Show that limit does not exist (two variables)

Question

I just started looking into multiple variable calculus and limits involving them. I'm not amazing at limits either.

I want to answer this question:

Show that the following limit does not exist

$$\lim_{(x,y)\to (0,0)}\frac{x^2y^2}{x^2y^2+(x-y)^2}$$

So, my working:

$$\lim_{x\to 0}\frac{x^2y^2}{x^2y^2+(x-y)^2}=\lim_{x\to 0}\frac{0}{y^2}=0$$

and

$$\lim_{y\to 0}\frac{x^2y^2}{x^2y^2+(x-y)^2}=\lim_{y\to 0}\frac{0}{x^2}=0$$

I wasn't sure what to do after this as they're both 0 but using the fact it can approach from any direction, I tried substituing $y=x$, not sure if that's correct - or my working.

So, let $y=x$, then

$$\lim_{(x,y)\to (0,0)}\frac{x^2y^2}{x^2x^2+(x-y)^2}=\lim_{x\to 0}\frac{x^4}{x^4+(x-x)^2}=1$$

Therefore limit doesn't exist.

Is this somewhat correct? What's the best way to answer a question like this?

Also, when showing that this limit does not exist, do I need to find different values of limits for both ${x\to 0}$ AND ${y\to 0}$? Or is one enough, e.g. if I just find two different values for two limits for ${x\to 0}$ without using ${y\to 0}$ in my calculation at all, is that fine?

Thanks!

Answer 1

What you have done is correct. The limit exists only if the value of the limit along every direction that leads to $(0,0)$ is same.

So when you calculate $$\lim_{x\to 0}\frac{x^2y^2}{x^2y^2+(x-y)^2}$$ you are calculating limit along the line $x=0$.

Similarly,
$$\lim_{y\to 0}\frac{x^2y^2}{x^2y^2+(x-y)^2}$$ is limit along line $y=0$.

And the last limit you calculated is along line $y=x$.

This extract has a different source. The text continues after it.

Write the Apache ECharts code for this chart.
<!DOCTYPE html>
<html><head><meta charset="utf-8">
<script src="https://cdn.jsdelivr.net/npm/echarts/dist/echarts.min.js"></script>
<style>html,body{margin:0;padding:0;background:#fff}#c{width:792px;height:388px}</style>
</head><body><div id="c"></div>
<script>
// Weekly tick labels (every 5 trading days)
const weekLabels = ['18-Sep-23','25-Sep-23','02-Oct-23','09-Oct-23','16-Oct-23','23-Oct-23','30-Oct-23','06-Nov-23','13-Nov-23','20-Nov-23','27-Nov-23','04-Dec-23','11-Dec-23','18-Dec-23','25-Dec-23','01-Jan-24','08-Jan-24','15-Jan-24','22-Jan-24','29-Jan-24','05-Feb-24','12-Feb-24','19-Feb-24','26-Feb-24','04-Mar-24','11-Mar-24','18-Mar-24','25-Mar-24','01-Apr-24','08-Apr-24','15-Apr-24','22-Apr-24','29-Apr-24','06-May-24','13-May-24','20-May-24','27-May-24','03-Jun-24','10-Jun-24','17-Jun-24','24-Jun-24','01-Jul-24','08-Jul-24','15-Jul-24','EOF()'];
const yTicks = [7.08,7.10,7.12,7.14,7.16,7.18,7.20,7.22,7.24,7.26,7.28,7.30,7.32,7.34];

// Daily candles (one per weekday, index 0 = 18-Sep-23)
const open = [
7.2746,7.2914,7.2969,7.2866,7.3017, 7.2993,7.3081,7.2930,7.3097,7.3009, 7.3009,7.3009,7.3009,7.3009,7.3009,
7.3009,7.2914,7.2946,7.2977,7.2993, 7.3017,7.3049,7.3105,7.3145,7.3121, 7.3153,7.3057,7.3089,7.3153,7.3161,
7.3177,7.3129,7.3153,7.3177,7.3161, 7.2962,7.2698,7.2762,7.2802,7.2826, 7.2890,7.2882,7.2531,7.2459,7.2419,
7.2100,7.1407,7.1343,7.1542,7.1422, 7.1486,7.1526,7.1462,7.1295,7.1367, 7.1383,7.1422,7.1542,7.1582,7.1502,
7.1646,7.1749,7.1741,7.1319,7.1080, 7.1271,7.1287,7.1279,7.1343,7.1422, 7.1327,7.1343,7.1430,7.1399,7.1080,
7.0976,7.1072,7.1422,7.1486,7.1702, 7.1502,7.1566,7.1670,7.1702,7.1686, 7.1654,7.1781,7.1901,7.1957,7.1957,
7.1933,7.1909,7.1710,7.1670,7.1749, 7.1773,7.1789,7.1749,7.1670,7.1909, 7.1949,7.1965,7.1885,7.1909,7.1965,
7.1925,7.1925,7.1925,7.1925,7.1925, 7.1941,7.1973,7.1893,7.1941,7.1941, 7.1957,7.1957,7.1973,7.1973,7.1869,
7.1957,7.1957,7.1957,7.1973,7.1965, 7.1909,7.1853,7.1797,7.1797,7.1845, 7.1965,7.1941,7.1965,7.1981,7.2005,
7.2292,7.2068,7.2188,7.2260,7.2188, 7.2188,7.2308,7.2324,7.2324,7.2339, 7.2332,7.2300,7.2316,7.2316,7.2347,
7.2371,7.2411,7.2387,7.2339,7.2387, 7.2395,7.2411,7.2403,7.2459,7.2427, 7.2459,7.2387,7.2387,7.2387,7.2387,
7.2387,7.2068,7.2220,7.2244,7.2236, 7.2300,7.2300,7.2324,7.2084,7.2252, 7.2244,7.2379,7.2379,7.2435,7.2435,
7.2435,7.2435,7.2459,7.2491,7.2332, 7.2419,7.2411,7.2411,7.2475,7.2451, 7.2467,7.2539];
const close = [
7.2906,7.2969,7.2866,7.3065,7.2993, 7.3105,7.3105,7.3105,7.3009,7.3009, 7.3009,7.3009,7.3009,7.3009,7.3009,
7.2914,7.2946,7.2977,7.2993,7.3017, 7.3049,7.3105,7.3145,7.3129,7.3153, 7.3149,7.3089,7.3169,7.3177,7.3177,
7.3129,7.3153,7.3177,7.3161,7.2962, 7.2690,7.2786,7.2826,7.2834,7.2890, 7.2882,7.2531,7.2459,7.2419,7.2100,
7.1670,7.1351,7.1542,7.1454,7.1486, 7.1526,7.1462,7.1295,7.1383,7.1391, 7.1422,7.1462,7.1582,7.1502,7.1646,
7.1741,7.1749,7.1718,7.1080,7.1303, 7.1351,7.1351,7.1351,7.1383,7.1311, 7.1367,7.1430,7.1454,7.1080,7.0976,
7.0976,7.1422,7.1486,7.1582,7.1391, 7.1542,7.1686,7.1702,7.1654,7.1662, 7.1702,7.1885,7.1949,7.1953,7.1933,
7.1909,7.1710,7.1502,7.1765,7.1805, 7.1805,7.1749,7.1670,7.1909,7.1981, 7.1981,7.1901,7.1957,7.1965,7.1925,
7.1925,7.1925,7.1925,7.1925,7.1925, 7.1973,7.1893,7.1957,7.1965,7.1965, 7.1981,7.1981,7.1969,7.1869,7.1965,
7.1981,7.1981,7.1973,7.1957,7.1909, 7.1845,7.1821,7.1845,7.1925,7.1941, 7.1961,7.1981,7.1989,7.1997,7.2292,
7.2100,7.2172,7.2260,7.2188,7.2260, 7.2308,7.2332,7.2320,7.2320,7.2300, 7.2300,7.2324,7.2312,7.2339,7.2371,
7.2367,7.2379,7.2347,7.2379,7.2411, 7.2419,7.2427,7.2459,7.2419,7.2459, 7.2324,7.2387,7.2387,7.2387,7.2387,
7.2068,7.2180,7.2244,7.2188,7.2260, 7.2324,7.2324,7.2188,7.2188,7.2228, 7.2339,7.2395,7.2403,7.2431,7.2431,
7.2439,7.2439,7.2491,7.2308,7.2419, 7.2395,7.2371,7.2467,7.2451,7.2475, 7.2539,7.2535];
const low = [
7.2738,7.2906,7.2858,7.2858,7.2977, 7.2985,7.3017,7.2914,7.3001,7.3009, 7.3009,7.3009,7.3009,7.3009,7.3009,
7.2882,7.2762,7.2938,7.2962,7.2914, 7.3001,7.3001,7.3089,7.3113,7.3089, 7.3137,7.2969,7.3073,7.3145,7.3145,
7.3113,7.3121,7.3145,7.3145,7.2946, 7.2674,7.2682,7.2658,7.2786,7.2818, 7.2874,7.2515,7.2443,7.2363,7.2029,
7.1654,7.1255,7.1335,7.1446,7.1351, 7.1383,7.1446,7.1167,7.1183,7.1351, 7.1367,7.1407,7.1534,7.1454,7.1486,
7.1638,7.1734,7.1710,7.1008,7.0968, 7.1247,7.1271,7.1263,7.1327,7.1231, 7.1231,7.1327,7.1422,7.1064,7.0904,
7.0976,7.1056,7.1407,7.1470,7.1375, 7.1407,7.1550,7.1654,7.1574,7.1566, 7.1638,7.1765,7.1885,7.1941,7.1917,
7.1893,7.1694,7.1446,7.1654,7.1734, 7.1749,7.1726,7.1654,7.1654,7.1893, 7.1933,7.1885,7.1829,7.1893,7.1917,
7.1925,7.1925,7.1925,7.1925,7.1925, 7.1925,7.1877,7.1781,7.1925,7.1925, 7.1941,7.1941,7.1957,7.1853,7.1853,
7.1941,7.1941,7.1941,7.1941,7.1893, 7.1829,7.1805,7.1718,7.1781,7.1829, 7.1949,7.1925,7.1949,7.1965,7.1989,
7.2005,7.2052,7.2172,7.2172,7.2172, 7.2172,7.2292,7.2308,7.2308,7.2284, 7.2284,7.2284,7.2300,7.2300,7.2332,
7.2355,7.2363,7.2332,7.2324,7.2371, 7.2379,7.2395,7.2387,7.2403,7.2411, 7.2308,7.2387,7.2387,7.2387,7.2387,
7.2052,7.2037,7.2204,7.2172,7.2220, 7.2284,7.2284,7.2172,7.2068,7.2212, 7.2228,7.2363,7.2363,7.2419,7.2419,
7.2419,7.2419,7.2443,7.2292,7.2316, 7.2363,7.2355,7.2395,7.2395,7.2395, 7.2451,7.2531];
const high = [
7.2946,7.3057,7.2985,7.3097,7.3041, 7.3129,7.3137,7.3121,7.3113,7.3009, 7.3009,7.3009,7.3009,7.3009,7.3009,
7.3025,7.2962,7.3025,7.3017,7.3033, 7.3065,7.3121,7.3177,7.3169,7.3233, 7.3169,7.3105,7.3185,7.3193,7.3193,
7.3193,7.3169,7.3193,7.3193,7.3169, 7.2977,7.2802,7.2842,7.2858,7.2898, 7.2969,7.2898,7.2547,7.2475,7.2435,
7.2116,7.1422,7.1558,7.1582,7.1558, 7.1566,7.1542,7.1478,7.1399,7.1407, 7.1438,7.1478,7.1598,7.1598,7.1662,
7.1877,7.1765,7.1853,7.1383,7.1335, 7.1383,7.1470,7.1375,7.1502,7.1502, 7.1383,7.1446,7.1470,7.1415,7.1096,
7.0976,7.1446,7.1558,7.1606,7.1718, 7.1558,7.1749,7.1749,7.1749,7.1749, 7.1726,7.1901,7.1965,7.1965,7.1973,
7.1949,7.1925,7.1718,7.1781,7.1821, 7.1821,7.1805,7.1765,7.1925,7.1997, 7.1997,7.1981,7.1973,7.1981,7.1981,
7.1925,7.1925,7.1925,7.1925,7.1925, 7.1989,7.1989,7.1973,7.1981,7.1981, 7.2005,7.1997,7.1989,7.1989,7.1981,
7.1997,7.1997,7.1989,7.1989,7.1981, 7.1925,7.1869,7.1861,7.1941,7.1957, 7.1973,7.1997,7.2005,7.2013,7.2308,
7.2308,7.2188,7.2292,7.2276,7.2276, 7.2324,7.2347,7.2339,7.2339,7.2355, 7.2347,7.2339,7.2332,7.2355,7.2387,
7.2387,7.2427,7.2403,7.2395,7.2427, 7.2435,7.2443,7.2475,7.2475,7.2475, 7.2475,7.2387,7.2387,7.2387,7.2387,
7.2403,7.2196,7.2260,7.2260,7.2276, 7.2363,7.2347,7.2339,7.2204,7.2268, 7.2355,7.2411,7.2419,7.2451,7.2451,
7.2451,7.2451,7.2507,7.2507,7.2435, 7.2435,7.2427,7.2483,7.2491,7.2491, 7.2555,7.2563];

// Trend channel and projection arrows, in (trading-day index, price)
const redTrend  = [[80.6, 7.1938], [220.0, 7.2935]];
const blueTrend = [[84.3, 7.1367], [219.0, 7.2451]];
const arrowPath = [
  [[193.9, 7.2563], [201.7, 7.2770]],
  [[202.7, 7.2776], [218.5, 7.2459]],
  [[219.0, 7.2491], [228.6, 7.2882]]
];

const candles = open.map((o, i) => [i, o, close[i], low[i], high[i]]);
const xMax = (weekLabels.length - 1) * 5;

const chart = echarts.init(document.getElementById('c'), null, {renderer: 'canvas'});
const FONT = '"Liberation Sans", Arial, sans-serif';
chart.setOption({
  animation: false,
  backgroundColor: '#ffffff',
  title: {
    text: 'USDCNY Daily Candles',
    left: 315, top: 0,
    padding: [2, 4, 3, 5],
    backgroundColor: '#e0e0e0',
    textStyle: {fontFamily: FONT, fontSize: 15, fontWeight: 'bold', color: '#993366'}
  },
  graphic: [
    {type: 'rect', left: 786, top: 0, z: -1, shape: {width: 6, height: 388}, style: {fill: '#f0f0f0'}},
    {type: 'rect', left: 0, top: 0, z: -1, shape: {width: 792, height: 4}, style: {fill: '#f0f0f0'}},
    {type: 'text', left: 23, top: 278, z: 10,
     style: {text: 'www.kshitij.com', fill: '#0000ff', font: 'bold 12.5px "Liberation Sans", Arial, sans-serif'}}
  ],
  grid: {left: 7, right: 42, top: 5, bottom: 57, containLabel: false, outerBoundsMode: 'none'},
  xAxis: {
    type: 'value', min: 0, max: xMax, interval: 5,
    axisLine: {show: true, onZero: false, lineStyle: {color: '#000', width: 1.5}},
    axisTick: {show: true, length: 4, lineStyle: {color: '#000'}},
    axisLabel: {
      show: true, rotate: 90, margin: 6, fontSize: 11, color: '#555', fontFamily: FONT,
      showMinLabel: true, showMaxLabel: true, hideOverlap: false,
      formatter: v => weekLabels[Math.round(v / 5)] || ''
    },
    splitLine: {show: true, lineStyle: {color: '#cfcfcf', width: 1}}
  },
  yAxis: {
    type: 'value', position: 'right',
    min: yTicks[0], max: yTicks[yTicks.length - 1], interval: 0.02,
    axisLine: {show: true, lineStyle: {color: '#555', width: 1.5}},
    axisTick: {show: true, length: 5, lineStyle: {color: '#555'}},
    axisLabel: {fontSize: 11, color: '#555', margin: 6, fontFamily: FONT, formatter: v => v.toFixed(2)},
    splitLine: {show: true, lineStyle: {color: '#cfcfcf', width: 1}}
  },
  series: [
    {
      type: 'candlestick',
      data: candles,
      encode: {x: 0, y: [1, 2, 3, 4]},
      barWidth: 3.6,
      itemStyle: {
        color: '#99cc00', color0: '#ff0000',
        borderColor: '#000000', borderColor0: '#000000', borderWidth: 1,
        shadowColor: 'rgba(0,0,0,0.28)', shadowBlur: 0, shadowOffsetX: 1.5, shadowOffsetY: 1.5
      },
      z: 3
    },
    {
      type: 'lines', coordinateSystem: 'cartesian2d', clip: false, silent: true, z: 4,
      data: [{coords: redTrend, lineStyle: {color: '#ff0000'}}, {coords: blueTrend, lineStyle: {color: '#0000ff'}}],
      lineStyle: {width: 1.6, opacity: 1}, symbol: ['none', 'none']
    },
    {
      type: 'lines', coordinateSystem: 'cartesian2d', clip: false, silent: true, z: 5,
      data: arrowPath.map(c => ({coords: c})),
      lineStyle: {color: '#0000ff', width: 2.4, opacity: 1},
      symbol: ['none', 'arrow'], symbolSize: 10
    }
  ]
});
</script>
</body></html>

So to answer your question, yes it would have been perfectly acceptable if you did not calculate limit along $y=0$. Just showing two examples where the limit comes out to be different along different directions is enough to show limit does not exist.

Answer 2

Your reasoning is ok. If the limit existed, you would obtain the same value for every directional limit, which was not the case.

Answer 3

What you did is correct, but note that after proving that the limit is $0$ when you take $y=0$, the fact that it is also $0$ when you take $x=0$ is irrelevant. What matters here is that going to $(0,0)$ through two different directions leads you to two distinct limits. Therefore, there is no (global) limit at $(0,0)$.

Answer 4

What you did is completely correct, but perhaps you can ease it a little bit as follows:

For $\;x=0\;,\;\;y\to0\;$ the limit clearly is $\;0\;$, whereas for $\;x=y\;$ and $\;x\to0\;$ we get

$$\frac{x^4}{x^4+(x-x)^2}=1\xrightarrow[x=y\to0]{}1$$

Thus the limit depends on the path chosen $\;\implies\;$ the limit doesn't exist...and this is the relevant argument: going on different paths yields different limits.

Answer 5

You did right.

A possible improvement is to compute the limit along an arbitrary line: along $y=mx$ you have to compute $$ \lim_{x\to0}\frac{x^2(mx)^2}{x^2(mx)^2+(x-mx)^2}= \lim_{x\to0}\frac{m^2x^4}{m^2x^4+x^2(1-m)^2}= \lim_{x\to0}\frac{m^2}{m^2+(1-m)^2x^{-2}}= \begin{cases} 0 & m\ne 1 \\[4px] 1 & m=1 \end{cases} $$ Doing this way may immediately show how to solve the business. Of course, if you find that all limits along lines are equal, you cannot conclude that the limit exists; instead, you should try along other curves, if you suspect the limit doesn't exist.